Aturan Buat Paspor Harus Punya Saldo Rp25 Juta Dihapus
- ANTARA FOTO/Umarul Faruq
VIVA.co.id – Setelah sempat menjadi polemik, Direktorat Jenderal Imigrasi Kementerian Hukum dan Hak Asasi Manusia menghapus syarat saldo minimal Rp25 juta untuk pembuatan paspor. Kebijakan ini dilakukan karena respon negatif dari masyarakat.
Kabag Humas dan Umum Ditjen Imigrasi Agung Sampurno mengatakan, masyarakat tak berkenan terhadap kebijakan saldo Rp25 juta.
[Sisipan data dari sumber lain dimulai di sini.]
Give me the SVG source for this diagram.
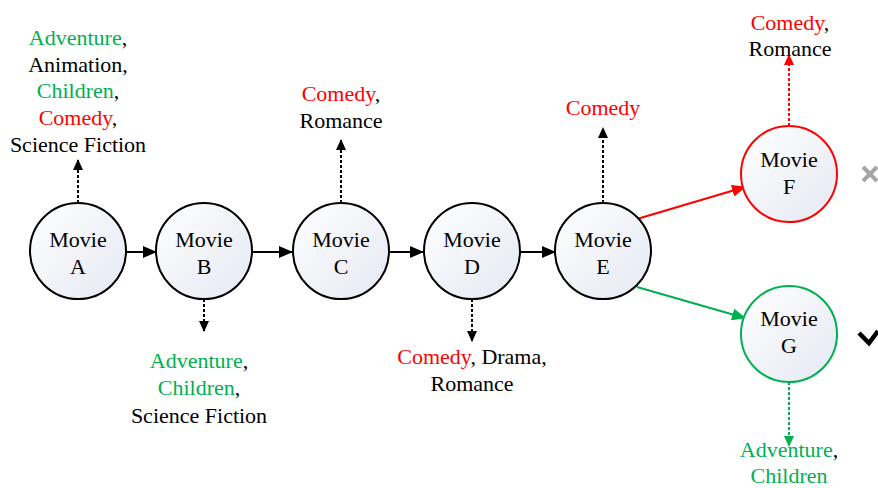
<svg xmlns="http://www.w3.org/2000/svg" width="878" height="488" viewBox="0 0 878 488" font-family="'Liberation Serif', 'Times New Roman', 'DejaVu Serif', serif" font-size="22">
<defs>
<linearGradient id="nf" x1="0" y1="0" x2="1" y2="1">
<stop offset="0" stop-color="#ffffff"/>
<stop offset="1" stop-color="#e4e8f2"/>
</linearGradient>
<marker id="ab" markerWidth="14" markerHeight="12" refX="13" refY="6" orient="auto" markerUnits="userSpaceOnUse"><path d="M0,0 L14,6 L0,12 Z" fill="#000"/></marker>
<marker id="ar" markerWidth="14" markerHeight="12" refX="13" refY="6" orient="auto" markerUnits="userSpaceOnUse"><path d="M0,0 L14,6 L0,12 Z" fill="#ff0000"/></marker>
<marker id="ag" markerWidth="14" markerHeight="12" refX="13" refY="6" orient="auto" markerUnits="userSpaceOnUse"><path d="M0,0 L14,6 L0,12 Z" fill="#00b050"/></marker>
<marker id="db" markerWidth="11" markerHeight="10" refX="10" refY="5" orient="auto" markerUnits="userSpaceOnUse"><path d="M0,0 L11,5 L0,10 Z" fill="#000"/></marker>
<marker id="dr" markerWidth="11" markerHeight="10" refX="10" refY="5" orient="auto" markerUnits="userSpaceOnUse"><path d="M0,0 L11,5 L0,10 Z" fill="#ff0000"/></marker>
<marker id="dg" markerWidth="11" markerHeight="10" refX="10" refY="5" orient="auto" markerUnits="userSpaceOnUse"><path d="M0,0 L11,5 L0,10 Z" fill="#00b050"/></marker>
</defs>
<style>
text{text-anchor:middle;fill:#000}
.g{fill:#00b050}.r{fill:#ff0000}
circle{fill:url(#nf);stroke-width:2}
.n{stroke:#000}
.line{stroke-width:2;fill:none}
.dot{stroke-width:2;fill:none;stroke-dasharray:3,2}
</style>
<g id="connectors">
<line class="line" x1="126" y1="252" x2="156" y2="252" stroke="#000" marker-end="url(#ab)"/>
<line class="line" x1="252" y1="252" x2="292" y2="252" stroke="#000" marker-end="url(#ab)"/>
<line class="line" x1="389" y1="252" x2="423" y2="252" stroke="#000" marker-end="url(#ab)"/>
<line class="line" x1="520" y1="252" x2="555" y2="252" stroke="#000" marker-end="url(#ab)"/>
<line class="line" x1="637" y1="219" x2="745" y2="187" stroke="#ff0000" marker-end="url(#ar)"/>
<line class="line" x1="637" y1="287" x2="745" y2="318" stroke="#00b050" marker-end="url(#ag)"/>
<line class="dot" x1="78" y1="203" x2="78" y2="160" stroke="#000" marker-end="url(#db)"/>
<line class="dot" x1="204" y1="299" x2="204" y2="331" stroke="#000" marker-end="url(#db)"/>
<line class="dot" x1="341" y1="203" x2="341" y2="140" stroke="#000" marker-end="url(#db)"/>
<line class="dot" x1="472" y1="299" x2="472" y2="341" stroke="#000" marker-end="url(#db)"/>
<line class="dot" x1="603" y1="203" x2="603" y2="128" stroke="#000" marker-end="url(#db)"/>
<line class="dot" x1="789" y1="126" x2="789" y2="55" stroke="#ff0000" marker-end="url(#dr)"/>
<line class="dot" x1="789" y1="382" x2="789" y2="446" stroke="#00b050" marker-end="url(#dg)"/>
</g>
<g id="A"><circle class="n" cx="78" cy="251" r="48"/><text x="78" y="247">Movie</text><text x="78" y="274">A</text></g>
<g id="B"><circle class="n" cx="204" cy="251" r="48"/><text x="204" y="247">Movie</text><text x="204" y="274">B</text></g>
<g id="C"><circle class="n" cx="341" cy="251" r="48"/><text x="341" y="247">Movie</text><text x="341" y="274">C</text></g>
<g id="D"><circle class="n" cx="472" cy="251" r="48"/><text x="472" y="247">Movie</text><text x="472" y="274">D</text></g>
<g id="E"><circle class="n" cx="603" cy="251" r="48"/><text x="603" y="247">Movie</text><text x="603" y="274">E</text></g>
<g id="F"><circle cx="789" cy="174" r="48" stroke="#ff0000"/><text x="789" y="167">Movie</text><text x="789" y="194">F</text></g>
<g id="G"><circle cx="789" cy="334" r="48" stroke="#00b050"/><text x="789" y="326">Movie</text><text x="789" y="353">G</text></g>
<g id="labels">
<text x="78" y="45"><tspan class="g">Adventure</tspan>,</text>
<text x="78" y="72">Animation,</text>
<text x="78" y="98"><tspan class="g">Children</tspan>,</text>
<text x="78" y="125"><tspan class="r">Comedy</tspan>,</text>
<text x="78" y="152">Science Fiction</text>
<text x="199" y="368"><tspan class="g">Adventure</tspan>,</text>
<text x="199" y="395"><tspan class="g">Children</tspan>,</text>
<text x="199" y="423">Science Fiction</text>
<text x="341" y="101"><tspan class="r">Comedy</tspan>,</text>
<text x="341" y="128">Romance</text>
<text x="472" y="364"><tspan class="r">Comedy</tspan>, Drama,</text>
<text x="472" y="391">Romance</text>
<text x="603" y="115" class="r">Comedy</text>
<text x="790" y="30"><tspan class="r">Comedy</tspan>,</text>
<text x="790" y="56">Romance</text>
<text x="789" y="457"><tspan class="g">Adventure</tspan>,</text>
<text x="789" y="483" class="g">Children</text>
</g>
<g id="marks">
<path d="M863,167 L877,181 M877,167 L863,181" stroke="#a6a6a6" stroke-width="4" fill="none"/>
<path d="M859,333 L869,343 L878,331" stroke="#000" stroke-width="4.5" fill="none"/>
</g>
</svg>
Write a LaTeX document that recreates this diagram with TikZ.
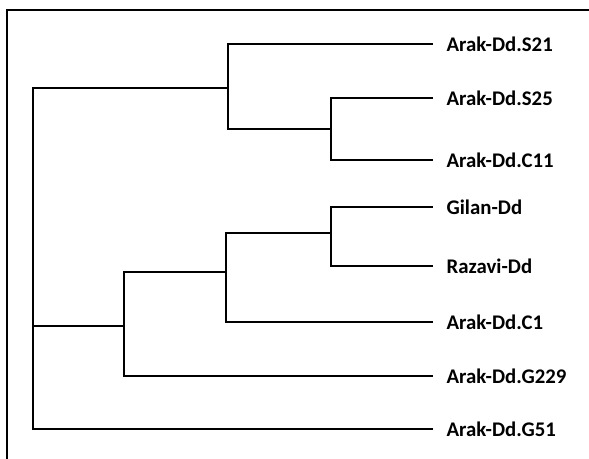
\documentclass[tikz,border=0pt]{standalone}
\usepackage{fontspec}
\setsansfont{Carlito}
\usetikzlibrary{positioning}

\begin{document}
\begin{tikzpicture}[x=0.5pt, y=-0.5pt, node distance=6.6pt,
  branch/.style = {draw, line width=0.65pt},
  leaf/.style = {inner sep=0pt, anchor=west, font=\sffamily\bfseries\fontsize{10.4}{12}\selectfont}]

\useasboundingbox (0,0) rectangle (589,459);
\draw[line width=1.1pt] (7,459) -- (7,10) -- (589,10);

% Nodes
\coordinate (s21) at (433,44);
\coordinate (s25) at (433,98);
\coordinate (c11) at (433,160);
\coordinate (gilan) at (433,207);
\coordinate (razavi) at (433,266);
\coordinate (c1) at (433,322);
\coordinate (g229) at (433,376);
\coordinate (g51) at (433,429);

\coordinate (sc) at (331,129);
\coordinate (ssc) at (228,88);
\coordinate (gr) at (331,233);
\coordinate (grc) at (226,272);
\coordinate (grcg) at (124,326);
\coordinate (root) at (33,326);

\node (labS21) [leaf, right=of s21] {Arak-Dd.S21};
\node (labS25) [leaf, right=of s25] {Arak-Dd.S25};
\node (labC11) [leaf, right=of c11] {Arak-Dd.C11};
\node (labGilan) [leaf, right=of gilan] {Gilan-Dd};
\node (labRazavi) [leaf, right=of razavi] {Razavi-Dd};
\node (labC1) [leaf, right=of c1] {Arak-Dd.C1};
\node (labG229) [leaf, right=of g229] {Arak-Dd.G229};
\node (labG51) [leaf, right=of g51] {Arak-Dd.G51};

% Branches
\draw [branch] (sc) |- (s25);
\draw [branch] (sc) |- (c11);
\draw [branch] (ssc) |- (s21);
\draw [branch] (ssc) |- (sc);
\draw [branch] (gr) |- (gilan);
\draw [branch] (gr) |- (razavi);
\draw [branch] (grc) |- (gr);
\draw [branch] (grc) |- (c1);
\draw [branch] (grcg) |- (grc);
\draw [branch] (grcg) |- (g229);
\draw [branch] (root) |- (ssc);
\draw [branch] (root) |- (g51);
\draw [branch] (root) -- (grcg);
\end{tikzpicture}
\end{document}
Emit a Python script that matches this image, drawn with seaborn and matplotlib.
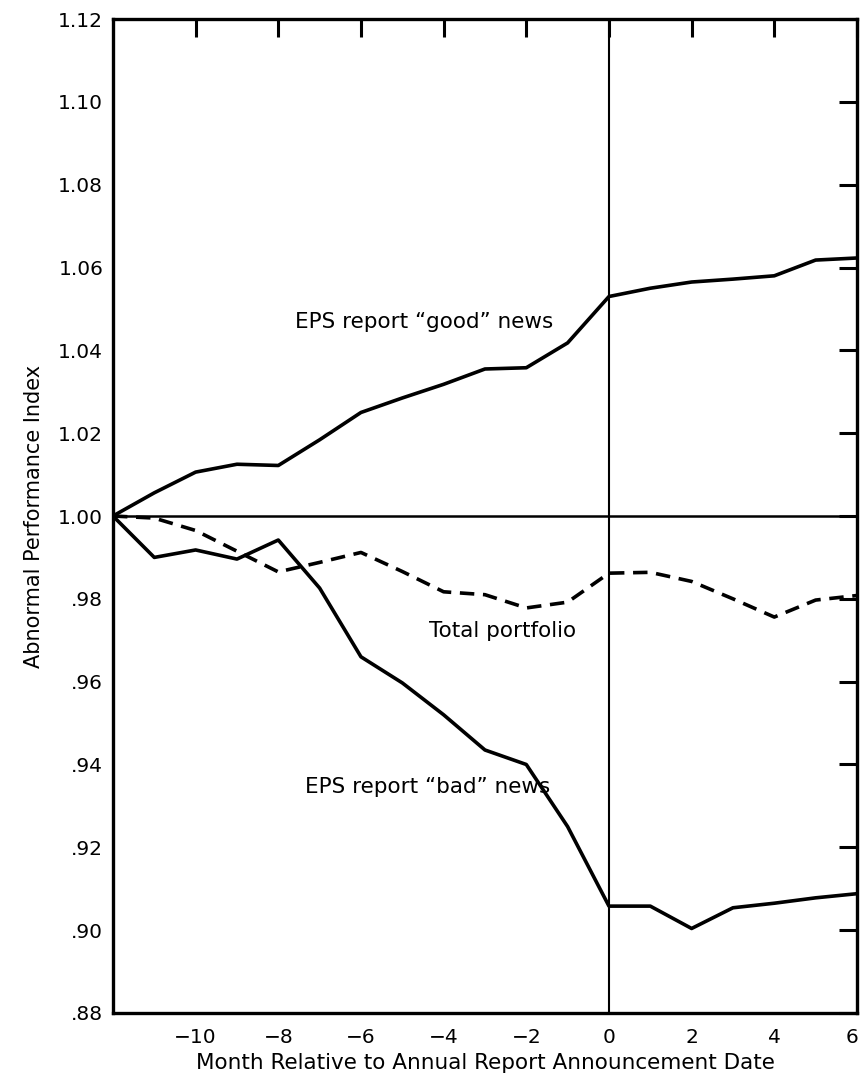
import matplotlib
matplotlib.use("Agg")
import matplotlib.pyplot as plt
import matplotlib.transforms as mtransforms
import numpy as np
import pandas as pd
import seaborn as sns

# Months relative to the annual report announcement
months = list(range(-12, 7))

# Abnormal performance index by portfolio
good_news = [1.000, 1.0056, 1.0106, 1.0125, 1.0122, 1.0184, 1.0250, 1.0285,
             1.0318, 1.0355, 1.0358, 1.0418, 1.0530, 1.0550, 1.0565, 1.0572,
             1.0580, 1.0618, 1.0623]
total_portfolio = [1.000, 0.9995, 0.9965, 0.9915, 0.9865, 0.9888, 0.9912,
                   0.9866, 0.9817, 0.9810, 0.9778, 0.9792, 0.9862, 0.9864,
                   0.9842, 0.9800, 0.9756, 0.9797, 0.9808]
bad_news = [1.000, 0.9900, 0.9918, 0.9896, 0.9942, 0.9826, 0.9660, 0.9597,
            0.9520, 0.9435, 0.9400, 0.9250, 0.9058, 0.9058, 0.9004, 0.9054,
            0.9065, 0.9078, 0.9088]

y_ticks = [1.12, 1.10, 1.08, 1.06, 1.04, 1.02, 1.00, 0.98, 0.96, 0.94, 0.92, 0.90, 0.88]
y_tick_labels = ["1.12", "1.10", "1.08", "1.06", "1.04", "1.02", "1.00",
                 ".98", ".96", ".94", ".92", ".90", ".88"]
x_ticks = [-10, -8, -6, -4, -2, 0, 2, 4, 6]
x_tick_labels = ["\u221210", "\u22128", "\u22126", "\u22124", "\u22122", "0", "2", "4", "6"]

df = pd.DataFrame({
    "month": months * 3,
    "index": good_news + total_portfolio + bad_news,
    "series": (["good"] * len(months) + ["total"] * len(months) + ["bad"] * len(months)),
})

sns.set_style("white")
plt.rcParams["font.family"] = ["DejaVu Sans"]
plt.rcParams["text.color"] = "black"
plt.rcParams["axes.labelcolor"] = "black"

fig = plt.figure(figsize=(8.61, 10.82), dpi=100)
ax = fig.add_axes([0.1312, 0.0638, 0.8641, 0.9186])

# Reference lines: index = 1.00 and announcement month
ax.axhline(1.00, color="black", lw=1.8, zorder=1)
ax.axvline(0, color="black", lw=1.5, zorder=1)

sns.lineplot(data=df[df.series == "good"], x="month", y="index", color="black",
             lw=2.6, ax=ax, legend=False)
sns.lineplot(data=df[df.series == "bad"], x="month", y="index", color="black",
             lw=2.6, ax=ax, legend=False)
sns.lineplot(data=df[df.series == "total"], x="month", y="index", color="black",
             lw=2.6, ax=ax, legend=False, linestyle=(0, (4.0, 2.4)))

ax.set_xlim(-12, 6)
ax.set_ylim(0.88, 1.12)
ax.set_xticks(x_ticks)
ax.set_xticklabels(x_tick_labels)
ax.set_yticks(y_ticks)
ax.set_yticklabels(y_tick_labels)

ax.tick_params(axis="both", direction="in", length=13, width=2.2, colors="black",
               labelsize=14.5, top=True, right=True)
ax.tick_params(axis="x", pad=11)
ax.tick_params(axis="y", pad=7)

# Keep the last month label inside the figure edge
last_label = ax.get_xticklabels()[-1]
last_label.set_transform(last_label.get_transform() +
                         mtransforms.ScaledTranslation(-5 / 100, 0, fig.dpi_scale_trans))

for spine in ax.spines.values():
    spine.set_visible(True)
    spine.set_color("black")
    spine.set_linewidth(2.4)

ax.set_xlabel("Month Relative to Annual Report Announcement Date", fontsize=15.5, labelpad=4)
ax.set_ylabel("Abnormal Performance Index", fontsize=15, labelpad=10)

ax.text(-7.6, 1.0468, "EPS report \u201cgood\u201d news", fontsize=15.5, va="center", ha="left")
ax.text(-4.35, 0.9722, "Total portfolio", fontsize=15.5, va="center", ha="left")
ax.text(-7.35, 0.9346, "EPS report \u201cbad\u201d news", fontsize=15.5, va="center", ha="left")

fig.savefig("out.png", dpi=100, facecolor="white")
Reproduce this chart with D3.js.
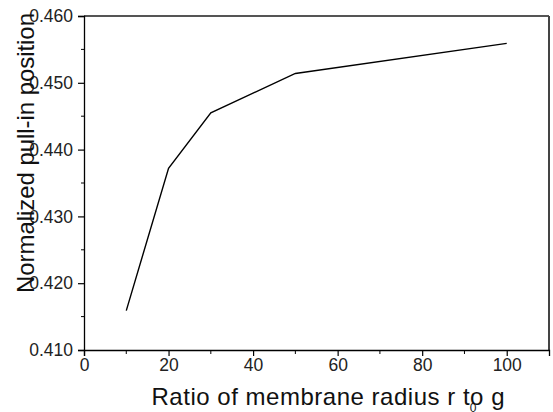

"Dalam bahasa intelijen media adalah sentimen negatif. Buat kami masyarakat yang utama dan harus disusun lagi kebijakan yang juga tak merugikan masyarakat ," kata Agung di kantornya, Jl. HR Rasuna Said, Kuningan, Jakarta Selatan, Senin 20 Maret 2017.
Agung menjelaskan, sebenarnya dalam kebijakan itu bukan hanya kalimat Rp25 juta intinya. Namun, juga keaslian dokumen dalam pembuatan paspor.
Menurutnya, ada potensi penyalahgunaan bila dokumennya tak asli seperti kasus Siti Aisyah, yang diduga terlibat kriminal pembunuhan Kim Jong-Nam, saudara tiri pemimpin Korea Utara (Korut) Kim Jong-Un.
"Intinya dokumen asli atau tidak, lalu motifnya asli atau tidak. Karena jika tak genuine terjadilah kasus Aisyah-Aisyah yang lain," kata Agung.
Meski begitu, dia tak menyesalkan sentimen negatif oleh masyarakat. Agung mengimbau kepada masyarakat yang hendak melaksanakan haji dan umroh agar tetap menjalani persyaratan yang sama. Sedangkan untuk tenaga kerja Indonesia, harus ada surat rekomendasi dan kesehatan.
Lalu, bagi masyarakat yang hendak membuat paspor untuk tujuan berwisata tak ada rekomendasi. Namun akan diperketat melalui proses wawancara lebih mendalam.
"Untuk memastikan motifnya jujur agar enggak jadi korban Tindak Pidana Perdagangan Orang (TPPO)," kata Agung.
Dengan berubahnya kebijakan ini, pihak Ditjen Imigrasi segera menerbitkan surat edaran ke seluruh kantor Imigrasi.
Motif Wisata
Agung menambahkan alasan lain adanya saldo minimal Rp25 juta ditujukan kepada pemohon dengan motif wisata. Aturan ini diterapkan karena banyak pemohon yang tujuan berwisata tapi berbohong dengan dalih untuk bekerja, umroh.
"Perlu diluruskan kami mewacanakan syarat tersebut untuk pemohon dengan motif wisata. Hal ini dikarenakan banyaknya pemohon yang berbohong dengan dalih untuk kerja, umroh dan lainnya," ujar Agung Sampurno saat dihubungi VIVA.co.id, hari ini.
Dia menuturkan, pihaknya akan terus memantau pasca penghapusan aturan tersebut. Diakuinya, aturan ini memunculkan kontroversi di kalangan masyarakat sejak diterbitkan 24 Februari lalu.
"Kami pantau terus, masukan demi masukan ditampung dan banyak warga yang protes sejak edaran itu diterbitkan 24 Februari lalu. Pemerintah harus memahami keinginan masyarakat karena banyak yang belum bisa memahami kebijakan tersebut," ungkapnya.
Agung menegaskan, surat edaran tetap berlaku bagi pemohon yang ingin berwisata. Ditjen Imigrasi akan tetap menjalankan prosedural seperti wawancara lebih mendalam, klarifikasi data, dan identifikasi lainnya.
"Kami bergerak awalnya dari satu laporan, banyak perdagangan manusia dengan modus umroh, haji. namun hanya ingin berwisata," jelasnya.